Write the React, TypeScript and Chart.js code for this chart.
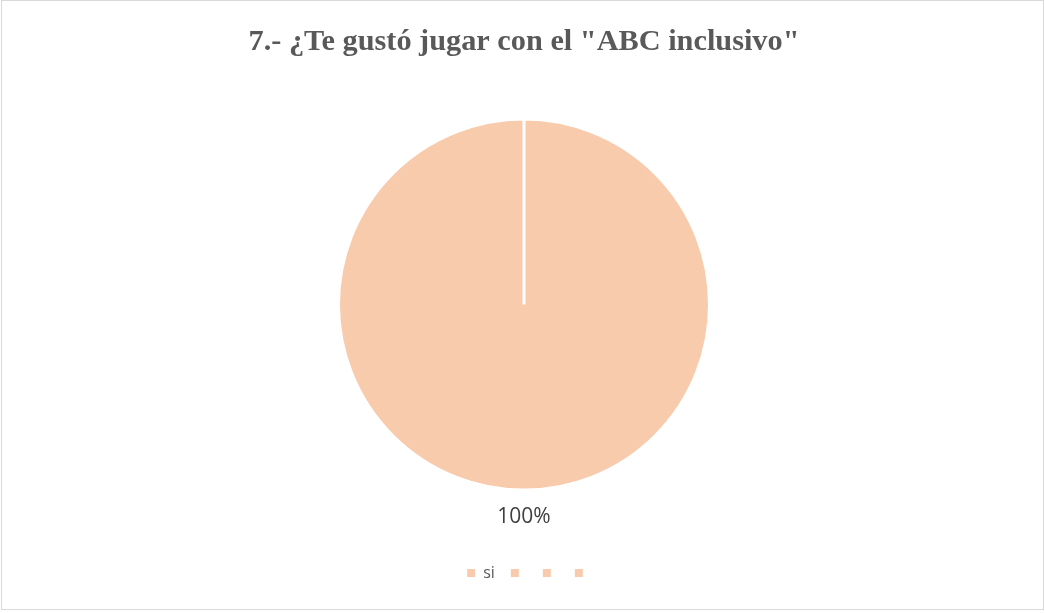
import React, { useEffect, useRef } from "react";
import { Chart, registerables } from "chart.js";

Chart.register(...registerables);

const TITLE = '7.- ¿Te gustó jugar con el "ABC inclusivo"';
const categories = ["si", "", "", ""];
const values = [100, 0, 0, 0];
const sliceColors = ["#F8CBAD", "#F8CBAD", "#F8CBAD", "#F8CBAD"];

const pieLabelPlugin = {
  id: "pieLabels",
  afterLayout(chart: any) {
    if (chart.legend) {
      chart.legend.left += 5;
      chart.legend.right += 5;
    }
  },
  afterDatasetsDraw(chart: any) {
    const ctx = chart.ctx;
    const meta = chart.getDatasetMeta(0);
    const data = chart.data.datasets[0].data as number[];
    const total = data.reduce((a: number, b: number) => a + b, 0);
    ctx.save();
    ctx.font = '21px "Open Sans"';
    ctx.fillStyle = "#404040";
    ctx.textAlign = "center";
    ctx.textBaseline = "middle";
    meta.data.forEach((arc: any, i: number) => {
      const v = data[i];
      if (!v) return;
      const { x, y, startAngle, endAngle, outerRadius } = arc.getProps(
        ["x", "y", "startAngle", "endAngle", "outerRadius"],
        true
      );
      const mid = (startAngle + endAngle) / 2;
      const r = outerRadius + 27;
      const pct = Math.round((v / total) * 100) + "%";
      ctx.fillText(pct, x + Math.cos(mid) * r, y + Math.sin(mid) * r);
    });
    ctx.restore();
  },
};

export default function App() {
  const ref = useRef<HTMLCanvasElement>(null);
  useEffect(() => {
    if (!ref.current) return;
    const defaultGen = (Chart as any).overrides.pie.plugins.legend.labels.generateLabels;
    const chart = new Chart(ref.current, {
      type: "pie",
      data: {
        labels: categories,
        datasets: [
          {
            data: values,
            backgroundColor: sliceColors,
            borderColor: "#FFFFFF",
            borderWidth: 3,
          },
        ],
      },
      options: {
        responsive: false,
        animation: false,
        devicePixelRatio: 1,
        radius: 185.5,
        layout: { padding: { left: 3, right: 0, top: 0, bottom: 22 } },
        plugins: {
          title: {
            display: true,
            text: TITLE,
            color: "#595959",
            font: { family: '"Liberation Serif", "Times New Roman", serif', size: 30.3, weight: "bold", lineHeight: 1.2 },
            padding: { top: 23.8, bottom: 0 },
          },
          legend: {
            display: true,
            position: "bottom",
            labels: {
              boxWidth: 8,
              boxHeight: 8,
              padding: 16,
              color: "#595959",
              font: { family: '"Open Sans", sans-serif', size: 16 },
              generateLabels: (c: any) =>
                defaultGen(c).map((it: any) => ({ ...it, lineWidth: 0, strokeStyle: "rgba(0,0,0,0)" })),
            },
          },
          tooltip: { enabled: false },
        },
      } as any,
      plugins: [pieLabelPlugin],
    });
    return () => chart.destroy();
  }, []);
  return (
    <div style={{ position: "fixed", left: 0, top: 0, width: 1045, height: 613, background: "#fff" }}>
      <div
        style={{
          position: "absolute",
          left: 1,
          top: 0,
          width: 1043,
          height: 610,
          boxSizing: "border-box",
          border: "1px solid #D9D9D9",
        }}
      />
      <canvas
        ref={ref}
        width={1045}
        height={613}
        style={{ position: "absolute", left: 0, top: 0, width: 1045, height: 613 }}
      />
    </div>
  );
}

# # # # #

◆ Given instruction ◆
Pictures in the data above should not be copied; transcribe everything else exactly.

◆ Output below ◆
Write the React, TypeScript and Chart.js code for this chart.
import React, { useEffect, useRef } from "react";
import { Chart, registerables } from "chart.js";

Chart.register(...registerables);

const TITLE = '7.- ¿Te gustó jugar con el "ABC inclusivo"';
const categories = ["si", "", "", ""];
const values = [100, 0, 0, 0];
const sliceColors = ["#F8CBAD", "#F8CBAD", "#F8CBAD", "#F8CBAD"];

const pieLabelPlugin = {
  id: "pieLabels",
  afterLayout(chart: any) {
    if (chart.legend) {
      chart.legend.left += 5;
      chart.legend.right += 5;
    }
  },
  afterDatasetsDraw(chart: any) {
    const ctx = chart.ctx;
    const meta = chart.getDatasetMeta(0);
    const data = chart.data.datasets[0].data as number[];
    const total = data.reduce((a: number, b: number) => a + b, 0);
    ctx.save();
    ctx.font = '21px "Open Sans"';
    ctx.fillStyle = "#404040";
    ctx.textAlign = "center";
    ctx.textBaseline = "middle";
    meta.data.forEach((arc: any, i: number) => {
      const v = data[i];
      if (!v) return;
      const { x, y, startAngle, endAngle, outerRadius } = arc.getProps(
        ["x", "y", "startAngle", "endAngle", "outerRadius"],
        true
      );
      const mid = (startAngle + endAngle) / 2;
      const r = outerRadius + 27;
      const pct = Math.round((v / total) * 100) + "%";
      ctx.fillText(pct, x + Math.cos(mid) * r, y + Math.sin(mid) * r);
    });
    ctx.restore();
  },
};

export default function App() {
  const ref = useRef<HTMLCanvasElement>(null);
  useEffect(() => {
    if (!ref.current) return;
    const defaultGen = (Chart as any).overrides.pie.plugins.legend.labels.generateLabels;
    const chart = new Chart(ref.current, {
      type: "pie",
      data: {
        labels: categories,
        datasets: [
          {
            data: values,
            backgroundColor: sliceColors,
            borderColor: "#FFFFFF",
            borderWidth: 3,
          },
        ],
      },
      options: {
        responsive: false,
        animation: false,
        devicePixelRatio: 1,
        radius: 185.5,
        layout: { padding: { left: 3, right: 0, top: 0, bottom: 22 } },
        plugins: {
          title: {
            display: true,
            text: TITLE,
            color: "#595959",
            font: { family: '"Liberation Serif", "Times New Roman", serif', size: 30.3, weight: "bold", lineHeight: 1.2 },
            padding: { top: 23.8, bottom: 0 },
          },
          legend: {
            display: true,
            position: "bottom",
            labels: {
              boxWidth: 8,
              boxHeight: 8,
              padding: 16,
              color: "#595959",
              font: { family: '"Open Sans", sans-serif', size: 16 },
              generateLabels: (c: any) =>
                defaultGen(c).map((it: any) => ({ ...it, lineWidth: 0, strokeStyle: "rgba(0,0,0,0)" })),
            },
          },
          tooltip: { enabled: false },
        },
      } as any,
      plugins: [pieLabelPlugin],
    });
    return () => chart.destroy();
  }, []);
  return (
    <div style={{ position: "fixed", left: 0, top: 0, width: 1045, height: 613, background: "#fff" }}>
      <div
        style={{
          position: "absolute",
          left: 1,
          top: 0,
          width: 1043,
          height: 610,
          boxSizing: "border-box",
          border: "1px solid #D9D9D9",
        }}
      />
      <canvas
        ref={ref}
        width={1045}
        height={613}
        style={{ position: "absolute", left: 0, top: 0, width: 1045, height: 613 }}
      />
    </div>
  );
}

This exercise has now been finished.